Step 1: Audit your channels. List every way a customer can book — website, phone, walk-in, marketplace, email. If a channel isn't connected to your booking system, it's a double-booking risk.

Step 2: Connect your POS. Walk-in rentals must update the same inventory pool as online bookings. If your POS is separate from your booking system, sync them or replace one.

Step 3: Set buffer stock. Hold back 5-10% of inventory from online channels. Adjust seasonally — tighter in peak season when everything sells, looser in shoulder season when you want maximum online exposure.

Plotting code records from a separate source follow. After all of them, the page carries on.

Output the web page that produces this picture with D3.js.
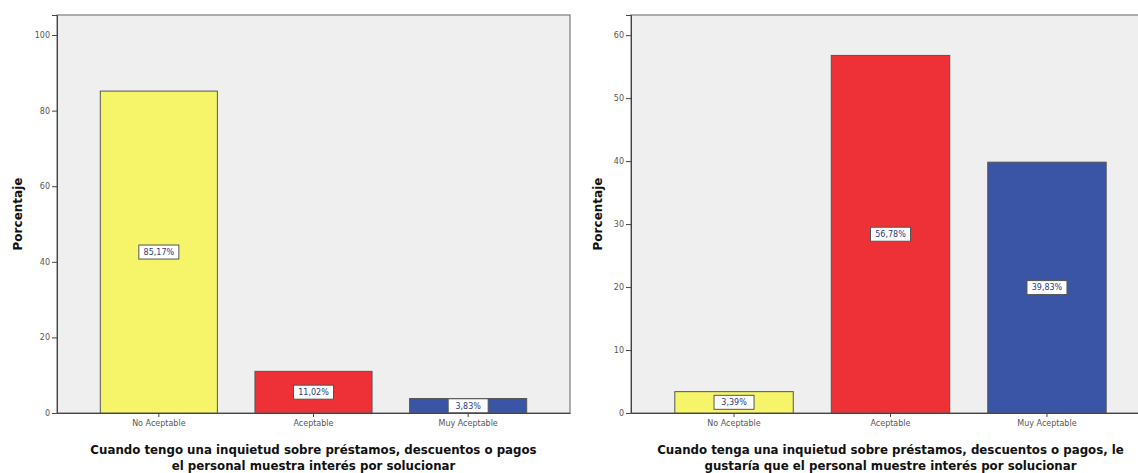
<!DOCTYPE html>
<html>
<head>
<meta charset="utf-8">
<script src="https://cdn.jsdelivr.net/npm/d3@7"></script>
<style>
  html, body { margin: 0; padding: 0; background: #ffffff; }
  svg { display: block; }
</style>
</head>
<body>
<svg id="chart" width="1138" height="473"></svg>
<script>
// ---- data ----
const categories = ["No Aceptable", "Aceptable", "Muy Aceptable"];
const valuesLeft = [85.17, 11.02, 3.83];
const valuesRight = [3.39, 56.78, 39.83];
const ticksLeft = [0, 20, 40, 60, 80, 100];
const ticksRight = [0, 10, 20, 30, 40, 50, 60];
const titleLeft = ["Cuando tengo una inquietud sobre préstamos, descuentos o pagos", "el personal muestra interés por solucionar"];
const titleRight = ["Cuando tenga una inquietud sobre préstamos, descuentos o pagos, le", "gustaría que el personal muestre interés por solucionar"];
const yLabel = "Porcentaje";
const barColors = ["#f6f56a", "#ee3136", "#3b55a6"];

const svg = d3.select("#chart");

function panel(opts) {
  const { x0, x1, y0, y1, values, ticks, yMax, title, ylabX } = opts;
  const g = svg.append("g");
  // plot background
  g.append("rect").attr("x", x0).attr("y", y0).attr("width", x1 - x0).attr("height", y1 - y0)
    .attr("fill", "#efefef").attr("stroke", "#7a7a7a").attr("stroke-width", 1.2);

  const x = d3.scaleBand().domain(categories).range([x0, x1]).paddingInner(0.243).paddingOuter(0.28);
  const y = d3.scaleLinear().domain([0, yMax]).range([y1, y0]);

  g.selectAll("rect.bar").data(values).join("rect").attr("class", "bar")
    .attr("x", (d, i) => x(categories[i]))
    .attr("y", d => y(d))
    .attr("width", x.bandwidth())
    .attr("height", d => y(0) - y(d))
    .attr("fill", (d, i) => barColors[i])
    .attr("stroke", "#555").attr("stroke-width", 1);

  // y axis
  const ya = g.append("g").attr("transform", `translate(${x0},0)`)
    .call(d3.axisLeft(y).tickValues(ticks).tickSize(5).tickPadding(2));
  ya.select(".domain").attr("stroke", "#444");
  ya.selectAll(".tick line").attr("stroke", "#444");
  ya.selectAll(".tick text").attr("fill", "#555").style("font", "8px 'DejaVu Sans'");

  // x axis
  const xa = g.append("g").attr("transform", `translate(0,${y1})`)
    .call(d3.axisBottom(x).tickSize(4).tickPadding(3).tickSizeOuter(0));
  xa.select(".domain").attr("stroke", "#444");
  xa.selectAll(".tick line").attr("stroke", "#444");
  xa.selectAll(".tick text").attr("fill", "#555").style("font", "8px 'DejaVu Sans'");

  // data labels
  const lbl = g.selectAll("g.lbl").data(values).join("g").attr("class", "lbl")
    .attr("transform", (d, i) => `translate(${x(categories[i]) + x.bandwidth() / 2},${(y(d) + y(0)) / 2})`);
  lbl.append("rect").attr("x", -20).attr("y", -7).attr("width", 40).attr("height", 14)
    .attr("fill", "#ffffff").attr("stroke", "#555").attr("stroke-width", 1);
  lbl.append("text").attr("text-anchor", "middle").attr("dy", "0.35em")
    .attr("fill", "#2d3a7a").style("font", "8px 'DejaVu Sans'")
    .text(d => d.toFixed(2).replace(".", ",") + "%");

  // y label
  g.append("text").attr("transform", `translate(${ylabX},${(y0 + y1) / 2}) rotate(-90)`)
    .attr("text-anchor", "middle").attr("dy", "0.35em")
    .style("font", "bold 12px 'DejaVu Sans'").attr("fill", "#111").text(yLabel);

  // x title
  const cx = (x0 + x1) / 2;
  title.forEach((t, i) => {
    g.append("text").attr("x", cx).attr("y", 454 + i * 16).attr("text-anchor", "middle")
      .style("font", "bold 11.8px 'DejaVu Sans'").attr("fill", "#111").text(t);
  });
}

panel({ x0: 57, x1: 570, y0: 15, y1: 413, values: valuesLeft, ticks: ticksLeft, yMax: 105.3, title: titleLeft, ylabX: 18 });
panel({ x0: 631, x1: 1150, y0: 15, y1: 413, values: valuesRight, ticks: ticksRight, yMax: 63.2, title: titleRight, ylabX: 598 });
</script>
</body>
</html>
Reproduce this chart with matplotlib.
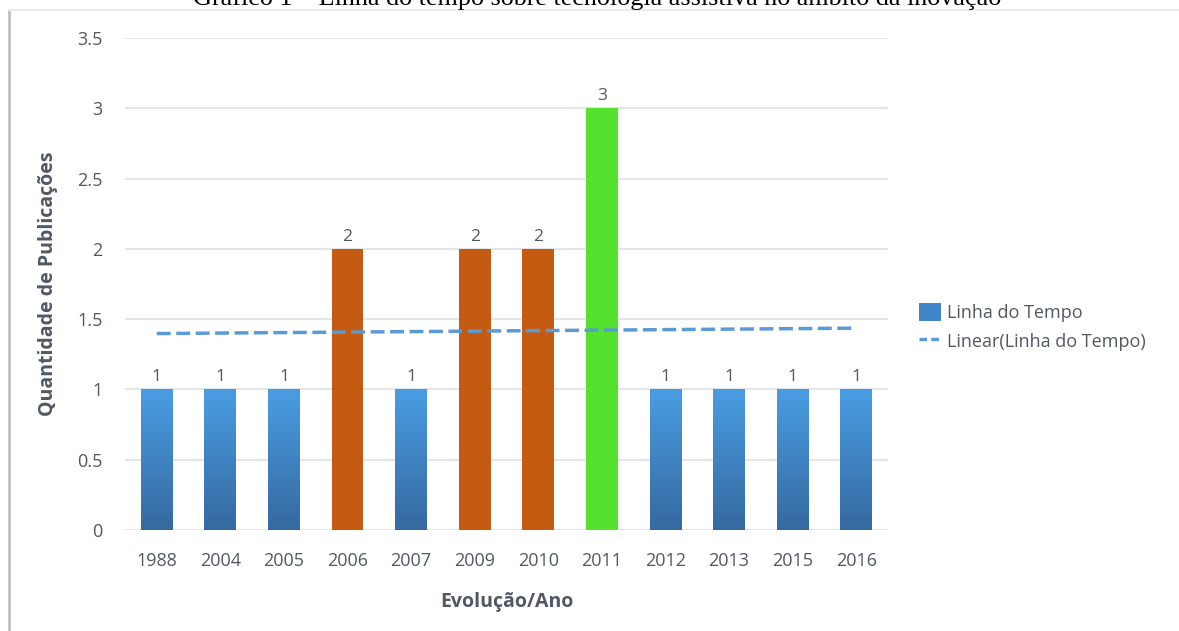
import numpy as np
import matplotlib.pyplot as plt
from matplotlib.lines import Line2D
from matplotlib.patches import Patch
from matplotlib.colors import LinearSegmentedColormap

# Dados do gráfico
anos = ['1988', '2004', '2005', '2006', '2007', '2009', '2010', '2011',
        '2012', '2013', '2015', '2016']
publicacoes = [1, 1, 1, 2, 1, 2, 2, 3, 1, 1, 1, 1]
cores = ['blue', 'blue', 'blue', 'orange', 'blue', 'orange', 'orange', 'green',
         'blue', 'blue', 'blue', 'blue']

corMap = {'orange': '#C55A11', 'green': '#55E22E'}
txtColor = '#505866'
gridColor = '#DDE1E6'

plt.rcParams['font.family'] = ['Open Sans', 'DejaVu Sans']

fig = plt.figure(figsize=(11.79, 6.31), dpi=100)
ax = fig.add_axes([125 / 1179, 1 - 530 / 631, (888 - 125) / 1179, (530 - 38) / 631])

x = np.arange(len(anos))
gradBlue = LinearSegmentedColormap.from_list('g', ['#3569A0', '#4A9DE3'])
grad = np.linspace(0, 1, 256).reshape(-1, 1)

for i, (v, c) in enumerate(zip(publicacoes, cores)):
    if c == 'blue':
        bar = ax.bar(i, v, width=0.5, color='none', edgecolor='none', zorder=3)[0]
        im = ax.imshow(grad, cmap=gradBlue, origin='lower', aspect='auto',
                       extent=[i - 0.25, i + 0.25, 0, v], zorder=3)
        im.set_clip_path(bar)
    else:
        ax.bar(i, v, width=0.5, color=corMap[c], zorder=3)
    ax.text(i, v + 0.03, str(v), ha='center', va='bottom', fontsize=12.5, color=txtColor)

# Linha de tendência linear (Excel)
coef = np.polyfit(x, publicacoes, 1)
ax.plot(x, np.polyval(coef, x), color='#5B9BD5', lw=2.5, dashes=(4, 1.6), zorder=4)

ax.set_xlim(-0.5, len(anos) - 0.5)
ax.set_ylim(0, 3.5)
ax.set_yticks(np.arange(0, 3.51, 0.5))
ax.set_yticklabels(['0', '0.5', '1', '1.5', '2', '2.5', '3', '3.5'])
ax.set_xticks(x)
ax.set_xticklabels(anos)
ax.grid(axis='y', color=gridColor, lw=1.2, zorder=0)
ax.tick_params(length=0, labelsize=13, colors=txtColor)
ax.tick_params(axis='y', pad=16)
ax.tick_params(axis='x', pad=16)
for s in ax.spines.values():
    s.set_visible(False)

ax.set_xlabel('Evolução/Ano', fontsize=14, fontweight='bold', color=txtColor, labelpad=16)
ax.set_ylabel('Quantidade de Publicações', fontsize=14, fontweight='bold', color=txtColor,
              labelpad=14)

handles = [Patch(facecolor='#3F86C8', edgecolor='none'),
           Line2D([0], [0], color='#5B9BD5', lw=2.5, dashes=(2.2, 1.2))]
fig.legend(handles, ['Linha do Tempo', 'Linear(Linha do Tempo)'],
           loc='center left', bbox_to_anchor=(903 / 1179, 1 - 327 / 631),
           frameon=False, fontsize=13, labelcolor=txtColor,
           handlelength=1.2, handleheight=1.1, handletextpad=0.35, labelspacing=0.55)

# Moldura e título (cortado no topo)
fig.add_artist(Line2D([9 / 1179, 9 / 1179], [0, 1 - 10 / 631], color='#BFBFBF', lw=2))
fig.add_artist(Line2D([9 / 1179, 1], [1 - 10 / 631, 1 - 10 / 631], color='#EBEBEB', lw=1.5))
fig.text(597 / 1179, 1 - 5 / 631,
         'Gráfico 1 – Linha do tempo sobre tecnologia assistiva no âmbito da inovação',
         ha='center', va='baseline', fontsize=18.8, family='Liberation Serif', color='black')

fig.savefig('out.png', dpi=100)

Step 4: Configure hold times. Set checkout holds to 10-15 minutes. Too short and customers lose their booking mid-payment. Too long and you're holding phantom inventory.

Step 5: Test with real scenarios. Have two people try to book the same item at the same time. Call in a phone booking while someone is checking out online. If the system handles it cleanly, you're set.

A well-configured booking widget on your rental website handles most of this automatically — availability checks, hold times, and conflict prevention all built into the checkout flow.

Setup checklist showing the five steps to configure real-time availability for a rental business

FAQ

How does real-time availability handle walk-in customers?

Walk-in bookings go through your POS, which updates the same inventory pool as your website. The online availability adjusts instantly. If your POS isn't connected to your booking system, walk-ins create blind spots.

What happens if my internet goes down?

Most cloud-based systems queue offline bookings and sync when connectivity returns. During the outage, online bookings still process through the cloud — only your local POS is affected.

Can real-time availability work with seasonal inventory changes?

Yes. You update your total inventory count at the start of each season. The system tracks bookings against the current count. Some platforms let you schedule inventory changes in advance.

How accurate is "real-time" really?

Event-driven systems update in under two seconds. Timer-based systems can lag by 30 seconds to five minutes. For most rental operations, sub-two-second sync eliminates virtually all double-booking risk.

Do I need real-time availability if I only have a few items?

Smaller inventory makes it more important, not less. If you have 50 kayaks, a double-booking is inconvenient. If you have 5, it's 20% of your fleet gone.

Real-time availability isn't a nice-to-have — it's the foundation that makes online booking work. Without it, every reservation is a guess. With it, your customers book confidently, your staff stops fielding "is this still available?" calls, and double-bookings become a problem you used to have.